## What you will do:
Transcribe the entries below exactly; leave every image out.
** Begin **
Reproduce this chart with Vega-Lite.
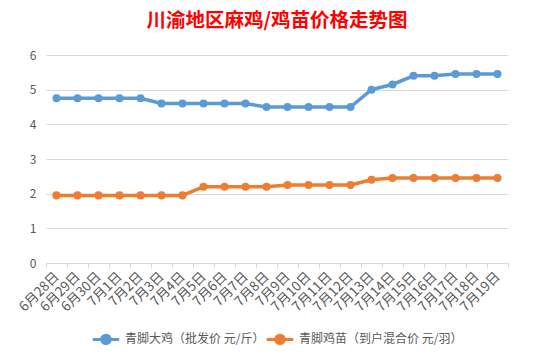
{
  "$schema": "https://vega.github.io/schema/vega-lite/v6.json",
  "width": 556,
  "height": 363,
  "autosize": {"type": "fit", "contains": "padding"},
  "padding": {"left": 18, "right": 47, "top": 10, "bottom": 13},
  "background": "white",
  "title": {
    "text": "川渝地区麻鸡/鸡苗价格走势图",
    "color": "#FF0000",
    "fontSize": 19.5,
    "font": "Noto Sans CJK SC",
    "fontWeight": "bold",
    "anchor": "middle",
    "offset": 18
  },
  "config": {
    "view": {"stroke": null},
    "font": "Noto Sans CJK SC",
    "axis": {"labelColor": "#595959", "labelFontSize": 12, "gridColor": "#d9d9d9", "domainColor": "#d9d9d9", "tickColor": "#d9d9d9"},
    "legend": {"labelColor": "#595959", "labelFontSize": 12, "layout": {"bottom": {"anchor": "middle"}}}
  },
  "data": {
    "values": [
      {"date": "6月28日", "series": "青脚大鸡（批发价 元/斤）", "price": 4.75},
      {"date": "6月29日", "series": "青脚大鸡（批发价 元/斤）", "price": 4.75},
      {"date": "6月30日", "series": "青脚大鸡（批发价 元/斤）", "price": 4.75},
      {"date": "7月1日", "series": "青脚大鸡（批发价 元/斤）", "price": 4.75},
      {"date": "7月2日", "series": "青脚大鸡（批发价 元/斤）", "price": 4.75},
      {"date": "7月3日", "series": "青脚大鸡（批发价 元/斤）", "price": 4.6},
      {"date": "7月4日", "series": "青脚大鸡（批发价 元/斤）", "price": 4.6},
      {"date": "7月5日", "series": "青脚大鸡（批发价 元/斤）", "price": 4.6},
      {"date": "7月6日", "series": "青脚大鸡（批发价 元/斤）", "price": 4.6},
      {"date": "7月7日", "series": "青脚大鸡（批发价 元/斤）", "price": 4.6},
      {"date": "7月8日", "series": "青脚大鸡（批发价 元/斤）", "price": 4.5},
      {"date": "7月9日", "series": "青脚大鸡（批发价 元/斤）", "price": 4.5},
      {"date": "7月10日", "series": "青脚大鸡（批发价 元/斤）", "price": 4.5},
      {"date": "7月11日", "series": "青脚大鸡（批发价 元/斤）", "price": 4.5},
      {"date": "7月12日", "series": "青脚大鸡（批发价 元/斤）", "price": 4.5},
      {"date": "7月13日", "series": "青脚大鸡（批发价 元/斤）", "price": 5.0},
      {"date": "7月14日", "series": "青脚大鸡（批发价 元/斤）", "price": 5.15},
      {"date": "7月15日", "series": "青脚大鸡（批发价 元/斤）", "price": 5.4},
      {"date": "7月16日", "series": "青脚大鸡（批发价 元/斤）", "price": 5.4},
      {"date": "7月17日", "series": "青脚大鸡（批发价 元/斤）", "price": 5.45},
      {"date": "7月18日", "series": "青脚大鸡（批发价 元/斤）", "price": 5.45},
      {"date": "7月19日", "series": "青脚大鸡（批发价 元/斤）", "price": 5.45},
      {"date": "6月28日", "series": "青脚鸡苗（到户混合价 元/羽）", "price": 1.95},
      {"date": "6月29日", "series": "青脚鸡苗（到户混合价 元/羽）", "price": 1.95},
      {"date": "6月30日", "series": "青脚鸡苗（到户混合价 元/羽）", "price": 1.95},
      {"date": "7月1日", "series": "青脚鸡苗（到户混合价 元/羽）", "price": 1.95},
      {"date": "7月2日", "series": "青脚鸡苗（到户混合价 元/羽）", "price": 1.95},
      {"date": "7月3日", "series": "青脚鸡苗（到户混合价 元/羽）", "price": 1.95},
      {"date": "7月4日", "series": "青脚鸡苗（到户混合价 元/羽）", "price": 1.95},
      {"date": "7月5日", "series": "青脚鸡苗（到户混合价 元/羽）", "price": 2.2},
      {"date": "7月6日", "series": "青脚鸡苗（到户混合价 元/羽）", "price": 2.2},
      {"date": "7月7日", "series": "青脚鸡苗（到户混合价 元/羽）", "price": 2.2},
      {"date": "7月8日", "series": "青脚鸡苗（到户混合价 元/羽）", "price": 2.2},
      {"date": "7月9日", "series": "青脚鸡苗（到户混合价 元/羽）", "price": 2.25},
      {"date": "7月10日", "series": "青脚鸡苗（到户混合价 元/羽）", "price": 2.25},
      {"date": "7月11日", "series": "青脚鸡苗（到户混合价 元/羽）", "price": 2.25},
      {"date": "7月12日", "series": "青脚鸡苗（到户混合价 元/羽）", "price": 2.25},
      {"date": "7月13日", "series": "青脚鸡苗（到户混合价 元/羽）", "price": 2.4},
      {"date": "7月14日", "series": "青脚鸡苗（到户混合价 元/羽）", "price": 2.45},
      {"date": "7月15日", "series": "青脚鸡苗（到户混合价 元/羽）", "price": 2.45},
      {"date": "7月16日", "series": "青脚鸡苗（到户混合价 元/羽）", "price": 2.45},
      {"date": "7月17日", "series": "青脚鸡苗（到户混合价 元/羽）", "price": 2.45},
      {"date": "7月18日", "series": "青脚鸡苗（到户混合价 元/羽）", "price": 2.45},
      {"date": "7月19日", "series": "青脚鸡苗（到户混合价 元/羽）", "price": 2.45}
    ]
  },
  "encoding": {
    "x": {
      "field": "date", "type": "ordinal", "sort": null, "title": null,
      "scale": {"type": "band", "paddingInner": 0, "paddingOuter": 0},
      "axis": {"labelAngle": -45, "labelAlign": "right", "labelBaseline": "middle", "labelFontSize": 13.5, "tickBand": "extent", "tickSize": 5, "labelPadding": 6, "grid": false}
    },
    "y": {
      "field": "price", "type": "quantitative", "title": null,
      "scale": {"domain": [0, 6], "nice": false},
      "axis": {"values": [0, 1, 2, 3, 4, 5, 6], "domain": false, "ticks": false, "labelPadding": 10, "grid": true}
    },
    "color": {
      "field": "series", "type": "nominal", "title": null,
      "scale": {"range": ["#5B9BD5", "#ED7D31"]},
      "legend": {"orient": "bottom", "direction": "horizontal", "symbolType": "M-1,0L1,0M-0.32,0A0.32,0.32 0 1,0 0.32,0A0.32,0.32 0 1,0 -0.32,0Z", "symbolSize": 700, "symbolStrokeWidth": 3, "columnPadding": -8, "labelOffset": 4, "labelLimit": 300, "offset": 10}
    }
  },
  "layer": [
    {"mark": {"type": "line", "strokeWidth": 3.5}},
    {"mark": {"type": "point", "filled": true, "size": 65, "opacity": 1}}
  ]
}
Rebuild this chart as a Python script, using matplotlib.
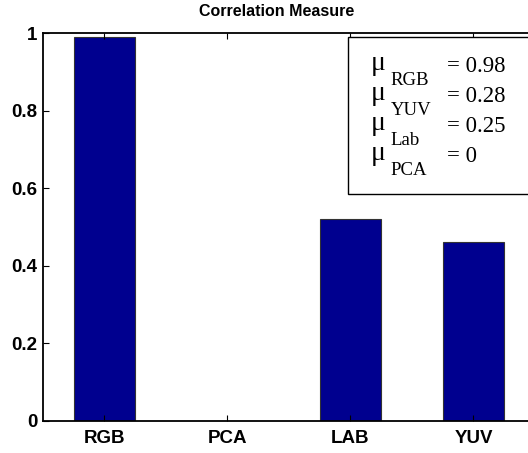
** End **
## Reply to the task:
Reproduce this chart with Vega-Lite.
{
  "$schema": "https://vega.github.io/schema/vega-lite/v6.json",
  "width": 556,
  "height": 363,
  "autosize": {"type": "fit", "contains": "padding"},
  "padding": {"left": 18, "right": 47, "top": 10, "bottom": 13},
  "background": "white",
  "title": {
    "text": "川渝地区麻鸡/鸡苗价格走势图",
    "color": "#FF0000",
    "fontSize": 19.5,
    "font": "Noto Sans CJK SC",
    "fontWeight": "bold",
    "anchor": "middle",
    "offset": 18
  },
  "config": {
    "view": {"stroke": null},
    "font": "Noto Sans CJK SC",
    "axis": {"labelColor": "#595959", "labelFontSize": 12, "gridColor": "#d9d9d9", "domainColor": "#d9d9d9", "tickColor": "#d9d9d9"},
    "legend": {"labelColor": "#595959", "labelFontSize": 12, "layout": {"bottom": {"anchor": "middle"}}}
  },
  "data": {
    "values": [
      {"date": "6月28日", "series": "青脚大鸡（批发价 元/斤）", "price": 4.75},
      {"date": "6月29日", "series": "青脚大鸡（批发价 元/斤）", "price": 4.75},
      {"date": "6月30日", "series": "青脚大鸡（批发价 元/斤）", "price": 4.75},
      {"date": "7月1日", "series": "青脚大鸡（批发价 元/斤）", "price": 4.75},
      {"date": "7月2日", "series": "青脚大鸡（批发价 元/斤）", "price": 4.75},
      {"date": "7月3日", "series": "青脚大鸡（批发价 元/斤）", "price": 4.6},
      {"date": "7月4日", "series": "青脚大鸡（批发价 元/斤）", "price": 4.6},
      {"date": "7月5日", "series": "青脚大鸡（批发价 元/斤）", "price": 4.6},
      {"date": "7月6日", "series": "青脚大鸡（批发价 元/斤）", "price": 4.6},
      {"date": "7月7日", "series": "青脚大鸡（批发价 元/斤）", "price": 4.6},
      {"date": "7月8日", "series": "青脚大鸡（批发价 元/斤）", "price": 4.5},
      {"date": "7月9日", "series": "青脚大鸡（批发价 元/斤）", "price": 4.5},
      {"date": "7月10日", "series": "青脚大鸡（批发价 元/斤）", "price": 4.5},
      {"date": "7月11日", "series": "青脚大鸡（批发价 元/斤）", "price": 4.5},
      {"date": "7月12日", "series": "青脚大鸡（批发价 元/斤）", "price": 4.5},
      {"date": "7月13日", "series": "青脚大鸡（批发价 元/斤）", "price": 5.0},
      {"date": "7月14日", "series": "青脚大鸡（批发价 元/斤）", "price": 5.15},
      {"date": "7月15日", "series": "青脚大鸡（批发价 元/斤）", "price": 5.4},
      {"date": "7月16日", "series": "青脚大鸡（批发价 元/斤）", "price": 5.4},
      {"date": "7月17日", "series": "青脚大鸡（批发价 元/斤）", "price": 5.45},
      {"date": "7月18日", "series": "青脚大鸡（批发价 元/斤）", "price": 5.45},
      {"date": "7月19日", "series": "青脚大鸡（批发价 元/斤）", "price": 5.45},
      {"date": "6月28日", "series": "青脚鸡苗（到户混合价 元/羽）", "price": 1.95},
      {"date": "6月29日", "series": "青脚鸡苗（到户混合价 元/羽）", "price": 1.95},
      {"date": "6月30日", "series": "青脚鸡苗（到户混合价 元/羽）", "price": 1.95},
      {"date": "7月1日", "series": "青脚鸡苗（到户混合价 元/羽）", "price": 1.95},
      {"date": "7月2日", "series": "青脚鸡苗（到户混合价 元/羽）", "price": 1.95},
      {"date": "7月3日", "series": "青脚鸡苗（到户混合价 元/羽）", "price": 1.95},
      {"date": "7月4日", "series": "青脚鸡苗（到户混合价 元/羽）", "price": 1.95},
      {"date": "7月5日", "series": "青脚鸡苗（到户混合价 元/羽）", "price": 2.2},
      {"date": "7月6日", "series": "青脚鸡苗（到户混合价 元/羽）", "price": 2.2},
      {"date": "7月7日", "series": "青脚鸡苗（到户混合价 元/羽）", "price": 2.2},
      {"date": "7月8日", "series": "青脚鸡苗（到户混合价 元/羽）", "price": 2.2},
      {"date": "7月9日", "series": "青脚鸡苗（到户混合价 元/羽）", "price": 2.25},
      {"date": "7月10日", "series": "青脚鸡苗（到户混合价 元/羽）", "price": 2.25},
      {"date": "7月11日", "series": "青脚鸡苗（到户混合价 元/羽）", "price": 2.25},
      {"date": "7月12日", "series": "青脚鸡苗（到户混合价 元/羽）", "price": 2.25},
      {"date": "7月13日", "series": "青脚鸡苗（到户混合价 元/羽）", "price": 2.4},
      {"date": "7月14日", "series": "青脚鸡苗（到户混合价 元/羽）", "price": 2.45},
      {"date": "7月15日", "series": "青脚鸡苗（到户混合价 元/羽）", "price": 2.45},
      {"date": "7月16日", "series": "青脚鸡苗（到户混合价 元/羽）", "price": 2.45},
      {"date": "7月17日", "series": "青脚鸡苗（到户混合价 元/羽）", "price": 2.45},
      {"date": "7月18日", "series": "青脚鸡苗（到户混合价 元/羽）", "price": 2.45},
      {"date": "7月19日", "series": "青脚鸡苗（到户混合价 元/羽）", "price": 2.45}
    ]
  },
  "encoding": {
    "x": {
      "field": "date", "type": "ordinal", "sort": null, "title": null,
      "scale": {"type": "band", "paddingInner": 0, "paddingOuter": 0},
      "axis": {"labelAngle": -45, "labelAlign": "right", "labelBaseline": "middle", "labelFontSize": 13.5, "tickBand": "extent", "tickSize": 5, "labelPadding": 6, "grid": false}
    },
    "y": {
      "field": "price", "type": "quantitative", "title": null,
      "scale": {"domain": [0, 6], "nice": false},
      "axis": {"values": [0, 1, 2, 3, 4, 5, 6], "domain": false, "ticks": false, "labelPadding": 10, "grid": true}
    },
    "color": {
      "field": "series", "type": "nominal", "title": null,
      "scale": {"range": ["#5B9BD5", "#ED7D31"]},
      "legend": {"orient": "bottom", "direction": "horizontal", "symbolType": "M-1,0L1,0M-0.32,0A0.32,0.32 0 1,0 0.32,0A0.32,0.32 0 1,0 -0.32,0Z", "symbolSize": 700, "symbolStrokeWidth": 3, "columnPadding": -8, "labelOffset": 4, "labelLimit": 300, "offset": 10}
    }
  },
  "layer": [
    {"mark": {"type": "line", "strokeWidth": 3.5}},
    {"mark": {"type": "point", "filled": true, "size": 65, "opacity": 1}}
  ]
}
Rebuild this chart as a Python script, using matplotlib.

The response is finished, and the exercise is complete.